Instructions for the task: Transcribe the listing in full, excluding any pictures.

Rows from a dataset of charts and code
━━━━━━━━━━━━━━━━━━━━━━━━━━━━━━

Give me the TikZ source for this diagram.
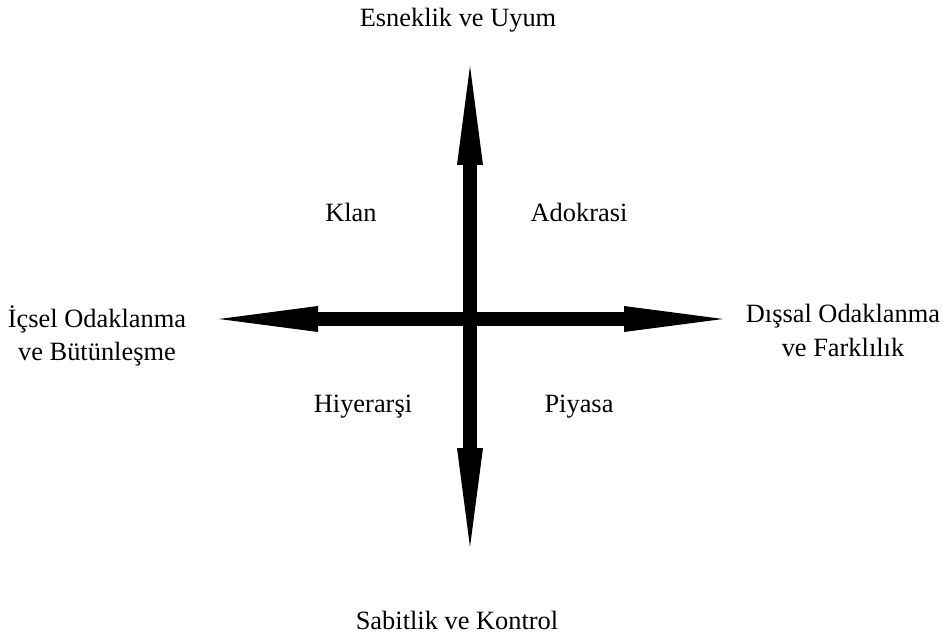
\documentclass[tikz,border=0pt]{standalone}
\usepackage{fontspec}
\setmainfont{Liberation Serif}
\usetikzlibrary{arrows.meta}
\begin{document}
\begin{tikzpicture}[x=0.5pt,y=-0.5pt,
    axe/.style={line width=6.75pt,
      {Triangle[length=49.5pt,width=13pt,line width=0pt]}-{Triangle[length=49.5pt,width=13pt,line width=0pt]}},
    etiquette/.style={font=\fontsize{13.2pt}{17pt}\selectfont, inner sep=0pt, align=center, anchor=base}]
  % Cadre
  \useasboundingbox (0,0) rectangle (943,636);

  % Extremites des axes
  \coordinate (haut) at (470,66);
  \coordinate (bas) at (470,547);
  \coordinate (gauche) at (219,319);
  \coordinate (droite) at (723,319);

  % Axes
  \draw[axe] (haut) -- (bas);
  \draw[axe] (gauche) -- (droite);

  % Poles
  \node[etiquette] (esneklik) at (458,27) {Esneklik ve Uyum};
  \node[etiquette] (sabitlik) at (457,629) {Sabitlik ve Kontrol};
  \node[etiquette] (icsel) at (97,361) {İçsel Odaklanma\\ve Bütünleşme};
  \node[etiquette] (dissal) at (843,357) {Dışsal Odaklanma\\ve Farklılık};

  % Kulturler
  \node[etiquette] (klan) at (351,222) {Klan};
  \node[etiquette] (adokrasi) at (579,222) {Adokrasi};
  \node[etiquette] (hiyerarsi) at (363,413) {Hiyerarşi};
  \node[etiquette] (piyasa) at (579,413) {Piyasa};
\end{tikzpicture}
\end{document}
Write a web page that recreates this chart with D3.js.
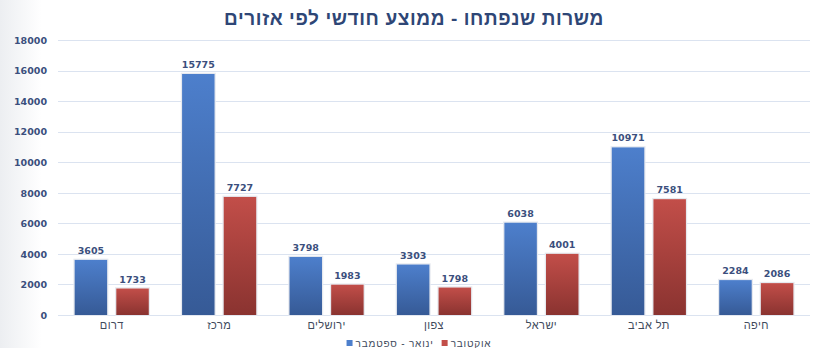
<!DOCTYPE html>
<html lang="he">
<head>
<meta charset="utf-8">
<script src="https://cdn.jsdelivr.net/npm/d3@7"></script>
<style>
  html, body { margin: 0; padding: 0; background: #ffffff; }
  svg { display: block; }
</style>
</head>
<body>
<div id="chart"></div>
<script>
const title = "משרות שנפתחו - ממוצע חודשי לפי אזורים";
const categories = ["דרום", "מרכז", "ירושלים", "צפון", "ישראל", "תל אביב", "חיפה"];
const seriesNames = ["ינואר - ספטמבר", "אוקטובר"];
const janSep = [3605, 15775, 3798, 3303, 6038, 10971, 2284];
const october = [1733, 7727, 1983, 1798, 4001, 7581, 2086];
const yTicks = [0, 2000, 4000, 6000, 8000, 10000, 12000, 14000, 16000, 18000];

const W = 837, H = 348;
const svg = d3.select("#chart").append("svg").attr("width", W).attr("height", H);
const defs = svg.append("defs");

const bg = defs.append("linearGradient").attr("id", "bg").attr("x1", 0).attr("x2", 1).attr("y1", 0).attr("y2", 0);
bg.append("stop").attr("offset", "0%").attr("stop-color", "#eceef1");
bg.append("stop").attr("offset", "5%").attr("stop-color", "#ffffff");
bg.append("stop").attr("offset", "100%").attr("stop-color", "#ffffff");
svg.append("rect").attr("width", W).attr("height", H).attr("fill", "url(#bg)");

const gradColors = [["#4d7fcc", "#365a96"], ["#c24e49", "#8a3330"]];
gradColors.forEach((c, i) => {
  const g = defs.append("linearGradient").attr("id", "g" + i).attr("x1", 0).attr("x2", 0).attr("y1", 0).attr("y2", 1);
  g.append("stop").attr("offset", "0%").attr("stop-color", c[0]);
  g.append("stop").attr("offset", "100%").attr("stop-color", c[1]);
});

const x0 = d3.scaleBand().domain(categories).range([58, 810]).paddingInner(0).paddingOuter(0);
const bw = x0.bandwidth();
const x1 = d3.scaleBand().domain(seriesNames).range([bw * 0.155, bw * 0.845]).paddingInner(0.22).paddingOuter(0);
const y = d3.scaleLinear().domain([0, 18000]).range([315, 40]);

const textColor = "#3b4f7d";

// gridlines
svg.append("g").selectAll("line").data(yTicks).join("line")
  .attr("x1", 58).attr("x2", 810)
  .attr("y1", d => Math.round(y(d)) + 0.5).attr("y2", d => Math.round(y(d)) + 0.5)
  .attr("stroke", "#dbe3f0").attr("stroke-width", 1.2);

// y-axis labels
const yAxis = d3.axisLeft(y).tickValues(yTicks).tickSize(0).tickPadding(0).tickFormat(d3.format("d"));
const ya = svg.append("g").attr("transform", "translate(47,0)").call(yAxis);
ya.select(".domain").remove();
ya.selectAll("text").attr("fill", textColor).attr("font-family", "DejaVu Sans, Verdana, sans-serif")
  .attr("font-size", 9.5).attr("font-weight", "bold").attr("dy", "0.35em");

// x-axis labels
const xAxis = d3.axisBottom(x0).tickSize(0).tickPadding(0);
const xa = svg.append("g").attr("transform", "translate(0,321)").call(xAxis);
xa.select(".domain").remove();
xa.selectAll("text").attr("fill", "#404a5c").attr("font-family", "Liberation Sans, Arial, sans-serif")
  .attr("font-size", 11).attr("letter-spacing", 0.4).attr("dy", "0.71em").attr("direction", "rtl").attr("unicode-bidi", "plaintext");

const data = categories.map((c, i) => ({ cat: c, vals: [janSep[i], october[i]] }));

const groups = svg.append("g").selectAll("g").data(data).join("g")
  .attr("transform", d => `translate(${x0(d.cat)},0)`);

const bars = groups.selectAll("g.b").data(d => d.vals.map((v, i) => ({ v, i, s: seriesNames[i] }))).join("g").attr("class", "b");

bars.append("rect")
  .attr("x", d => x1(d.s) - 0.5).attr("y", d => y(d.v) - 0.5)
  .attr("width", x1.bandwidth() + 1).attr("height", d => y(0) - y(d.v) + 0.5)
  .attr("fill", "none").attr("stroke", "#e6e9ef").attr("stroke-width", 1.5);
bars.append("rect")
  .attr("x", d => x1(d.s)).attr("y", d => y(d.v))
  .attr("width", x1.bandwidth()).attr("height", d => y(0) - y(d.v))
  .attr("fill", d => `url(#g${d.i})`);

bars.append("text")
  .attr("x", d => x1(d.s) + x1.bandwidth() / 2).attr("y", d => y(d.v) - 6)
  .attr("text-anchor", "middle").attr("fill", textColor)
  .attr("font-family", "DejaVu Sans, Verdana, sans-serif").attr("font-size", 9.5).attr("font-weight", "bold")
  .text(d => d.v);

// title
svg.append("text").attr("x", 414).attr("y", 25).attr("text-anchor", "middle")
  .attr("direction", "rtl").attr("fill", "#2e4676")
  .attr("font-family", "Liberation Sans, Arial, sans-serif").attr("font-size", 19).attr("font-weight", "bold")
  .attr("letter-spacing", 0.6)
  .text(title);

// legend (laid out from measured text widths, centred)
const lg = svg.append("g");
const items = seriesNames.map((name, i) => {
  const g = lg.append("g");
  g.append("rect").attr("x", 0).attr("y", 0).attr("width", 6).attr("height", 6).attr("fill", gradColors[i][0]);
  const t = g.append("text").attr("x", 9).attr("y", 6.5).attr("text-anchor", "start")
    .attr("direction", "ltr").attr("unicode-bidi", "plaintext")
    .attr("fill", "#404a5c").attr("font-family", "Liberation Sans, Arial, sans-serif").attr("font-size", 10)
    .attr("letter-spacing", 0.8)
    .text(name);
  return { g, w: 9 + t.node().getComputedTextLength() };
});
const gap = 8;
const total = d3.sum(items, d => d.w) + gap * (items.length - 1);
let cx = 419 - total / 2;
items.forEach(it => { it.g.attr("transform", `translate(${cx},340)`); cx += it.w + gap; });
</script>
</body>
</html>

━━━━━━━━━━━━━━━━━━━━━━━━━━━━━━

Written answer:
Give me the TikZ source for this diagram.
\documentclass[tikz,border=0pt]{standalone}
\usepackage{fontspec}
\setmainfont{Liberation Serif}
\usetikzlibrary{arrows.meta}
\begin{document}
\begin{tikzpicture}[x=0.5pt,y=-0.5pt,
    axe/.style={line width=6.75pt,
      {Triangle[length=49.5pt,width=13pt,line width=0pt]}-{Triangle[length=49.5pt,width=13pt,line width=0pt]}},
    etiquette/.style={font=\fontsize{13.2pt}{17pt}\selectfont, inner sep=0pt, align=center, anchor=base}]
  % Cadre
  \useasboundingbox (0,0) rectangle (943,636);

  % Extremites des axes
  \coordinate (haut) at (470,66);
  \coordinate (bas) at (470,547);
  \coordinate (gauche) at (219,319);
  \coordinate (droite) at (723,319);

  % Axes
  \draw[axe] (haut) -- (bas);
  \draw[axe] (gauche) -- (droite);

  % Poles
  \node[etiquette] (esneklik) at (458,27) {Esneklik ve Uyum};
  \node[etiquette] (sabitlik) at (457,629) {Sabitlik ve Kontrol};
  \node[etiquette] (icsel) at (97,361) {İçsel Odaklanma\\ve Bütünleşme};
  \node[etiquette] (dissal) at (843,357) {Dışsal Odaklanma\\ve Farklılık};

  % Kulturler
  \node[etiquette] (klan) at (351,222) {Klan};
  \node[etiquette] (adokrasi) at (579,222) {Adokrasi};
  \node[etiquette] (hiyerarsi) at (363,413) {Hiyerarşi};
  \node[etiquette] (piyasa) at (579,413) {Piyasa};
\end{tikzpicture}
\end{document}
Write a web page that recreates this chart with D3.js.
<!DOCTYPE html>
<html lang="he">
<head>
<meta charset="utf-8">
<script src="https://cdn.jsdelivr.net/npm/d3@7"></script>
<style>
  html, body { margin: 0; padding: 0; background: #ffffff; }
  svg { display: block; }
</style>
</head>
<body>
<div id="chart"></div>
<script>
const title = "משרות שנפתחו - ממוצע חודשי לפי אזורים";
const categories = ["דרום", "מרכז", "ירושלים", "צפון", "ישראל", "תל אביב", "חיפה"];
const seriesNames = ["ינואר - ספטמבר", "אוקטובר"];
const janSep = [3605, 15775, 3798, 3303, 6038, 10971, 2284];
const october = [1733, 7727, 1983, 1798, 4001, 7581, 2086];
const yTicks = [0, 2000, 4000, 6000, 8000, 10000, 12000, 14000, 16000, 18000];

const W = 837, H = 348;
const svg = d3.select("#chart").append("svg").attr("width", W).attr("height", H);
const defs = svg.append("defs");

const bg = defs.append("linearGradient").attr("id", "bg").attr("x1", 0).attr("x2", 1).attr("y1", 0).attr("y2", 0);
bg.append("stop").attr("offset", "0%").attr("stop-color", "#eceef1");
bg.append("stop").attr("offset", "5%").attr("stop-color", "#ffffff");
bg.append("stop").attr("offset", "100%").attr("stop-color", "#ffffff");
svg.append("rect").attr("width", W).attr("height", H).attr("fill", "url(#bg)");

const gradColors = [["#4d7fcc", "#365a96"], ["#c24e49", "#8a3330"]];
gradColors.forEach((c, i) => {
  const g = defs.append("linearGradient").attr("id", "g" + i).attr("x1", 0).attr("x2", 0).attr("y1", 0).attr("y2", 1);
  g.append("stop").attr("offset", "0%").attr("stop-color", c[0]);
  g.append("stop").attr("offset", "100%").attr("stop-color", c[1]);
});

const x0 = d3.scaleBand().domain(categories).range([58, 810]).paddingInner(0).paddingOuter(0);
const bw = x0.bandwidth();
const x1 = d3.scaleBand().domain(seriesNames).range([bw * 0.155, bw * 0.845]).paddingInner(0.22).paddingOuter(0);
const y = d3.scaleLinear().domain([0, 18000]).range([315, 40]);

const textColor = "#3b4f7d";

// gridlines
svg.append("g").selectAll("line").data(yTicks).join("line")
  .attr("x1", 58).attr("x2", 810)
  .attr("y1", d => Math.round(y(d)) + 0.5).attr("y2", d => Math.round(y(d)) + 0.5)
  .attr("stroke", "#dbe3f0").attr("stroke-width", 1.2);

// y-axis labels
const yAxis = d3.axisLeft(y).tickValues(yTicks).tickSize(0).tickPadding(0).tickFormat(d3.format("d"));
const ya = svg.append("g").attr("transform", "translate(47,0)").call(yAxis);
ya.select(".domain").remove();
ya.selectAll("text").attr("fill", textColor).attr("font-family", "DejaVu Sans, Verdana, sans-serif")
  .attr("font-size", 9.5).attr("font-weight", "bold").attr("dy", "0.35em");

// x-axis labels
const xAxis = d3.axisBottom(x0).tickSize(0).tickPadding(0);
const xa = svg.append("g").attr("transform", "translate(0,321)").call(xAxis);
xa.select(".domain").remove();
xa.selectAll("text").attr("fill", "#404a5c").attr("font-family", "Liberation Sans, Arial, sans-serif")
  .attr("font-size", 11).attr("letter-spacing", 0.4).attr("dy", "0.71em").attr("direction", "rtl").attr("unicode-bidi", "plaintext");

const data = categories.map((c, i) => ({ cat: c, vals: [janSep[i], october[i]] }));

const groups = svg.append("g").selectAll("g").data(data).join("g")
  .attr("transform", d => `translate(${x0(d.cat)},0)`);

const bars = groups.selectAll("g.b").data(d => d.vals.map((v, i) => ({ v, i, s: seriesNames[i] }))).join("g").attr("class", "b");

bars.append("rect")
  .attr("x", d => x1(d.s) - 0.5).attr("y", d => y(d.v) - 0.5)
  .attr("width", x1.bandwidth() + 1).attr("height", d => y(0) - y(d.v) + 0.5)
  .attr("fill", "none").attr("stroke", "#e6e9ef").attr("stroke-width", 1.5);
bars.append("rect")
  .attr("x", d => x1(d.s)).attr("y", d => y(d.v))
  .attr("width", x1.bandwidth()).attr("height", d => y(0) - y(d.v))
  .attr("fill", d => `url(#g${d.i})`);

bars.append("text")
  .attr("x", d => x1(d.s) + x1.bandwidth() / 2).attr("y", d => y(d.v) - 6)
  .attr("text-anchor", "middle").attr("fill", textColor)
  .attr("font-family", "DejaVu Sans, Verdana, sans-serif").attr("font-size", 9.5).attr("font-weight", "bold")
  .text(d => d.v);

// title
svg.append("text").attr("x", 414).attr("y", 25).attr("text-anchor", "middle")
  .attr("direction", "rtl").attr("fill", "#2e4676")
  .attr("font-family", "Liberation Sans, Arial, sans-serif").attr("font-size", 19).attr("font-weight", "bold")
  .attr("letter-spacing", 0.6)
  .text(title);

// legend (laid out from measured text widths, centred)
const lg = svg.append("g");
const items = seriesNames.map((name, i) => {
  const g = lg.append("g");
  g.append("rect").attr("x", 0).attr("y", 0).attr("width", 6).attr("height", 6).attr("fill", gradColors[i][0]);
  const t = g.append("text").attr("x", 9).attr("y", 6.5).attr("text-anchor", "start")
    .attr("direction", "ltr").attr("unicode-bidi", "plaintext")
    .attr("fill", "#404a5c").attr("font-family", "Liberation Sans, Arial, sans-serif").attr("font-size", 10)
    .attr("letter-spacing", 0.8)
    .text(name);
  return { g, w: 9 + t.node().getComputedTextLength() };
});
const gap = 8;
const total = d3.sum(items, d => d.w) + gap * (items.length - 1);
let cx = 419 - total / 2;
items.forEach(it => { it.g.attr("transform", `translate(${cx},340)`); cx += it.w + gap; });
</script>
</body>
</html>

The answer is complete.